THE MUSEUM

History

Brief history of the Jewish Museum of Greece

The idea of ​​establishing the Jewish Museum of Greece (JMG) was conceived in the late 1970s. The initiative belonged to the Jewish Community of Athens and some of its members who offered all kinds of support to this effort. In 1977 a small museum was founded, which was temporarily housed in a small room in the Beth Shalom Synagogue on Melidoni Street. Objects, mainly artefacts and documents of the 19th and 20th centuries, which had been salvaged from the WWII, were gathered there.

Added to this first collection was an extensive collection of religious artifacts, documents and personal belongings confiscated from the Jews of Eastern Macedonia and Thrace during the Bulgarian occupation. Between the years 1977-1982, a thorough and careful collection of artifacts from all the Jewish communities of Greece began, under the inspired guidance of Nikos Stavroulakis, director of the Museum until 1993. Thanks to the interest of several private individuals, the ethnological and Judaica collection of the Museum was significantly enriched with rare liturgical textiles, books, rituals and domestic objects. In 1981, the association of the “American Friends of the Jewish Museum of Greece” was founded and a little later, by members of the Jewish Community of Athens and Thessaloniki, “The Association of Friends of the Jewish Museum of Greece” was founded, which from the first years has supported the Museum at every step.

The continuous enrichment of the collections as well as the expansion of the Museum’s activities soon outgrew its first premises and new ones had to be found. Thus, in 1985 and with the support of the American and Greek Friends of the Museum, the collection was moved to a rented space, on the third floor, of a building at 36 Amalia Street, and the exhibition was reorganized. In 1989 and after years of efforts, the Museum acquired legal status and since then it has been operating as a Legal Entity under Private Law, with a seven-member Board of Directors. The increasing needs of the Museum for new spaces, as well as the dream of acquiring its own premises, led to the purchase of a late 19th century neoclassical building at 39 Nikis Street, with the support of the Association of Friends of Greece and abroad, as well as the Jewish Community of Thessaloniki and the Central Board of Jewish Communities in Greece. With the substantial financial support of the Hellenic Ministry of Culture, the Association of Friends of the Museum, as well as the support of private individuals, the old building was restored and at the end of 1997, exactly twenty years after its foundation, the Museum moved to its permanent, now privately owned, premises in the historical center of Athens.

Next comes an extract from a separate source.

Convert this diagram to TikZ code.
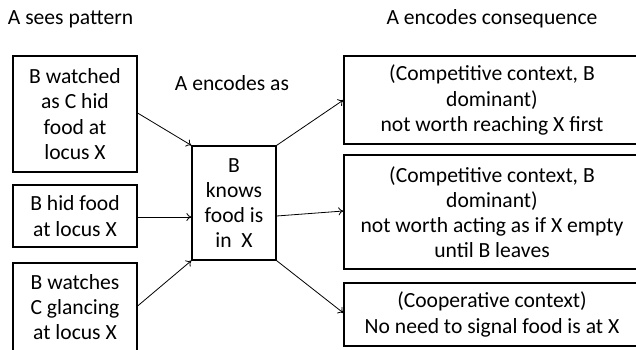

On March 10th, 1998, the new Museum was inaugurated, marking the beginning of a new era. Within a few years, the JMG developed and expanded all of its activities, giving particular focus on its educational programmes, significantly improved its services to the public and prepared a number of publications on the history and tradition of the Romaniote and Sephardic communities of Greece. Contact and interaction with museum visitors, research, museum education, as well as the development and promotion of international activities and relations are the main pillars of the JMG’s cultural policy.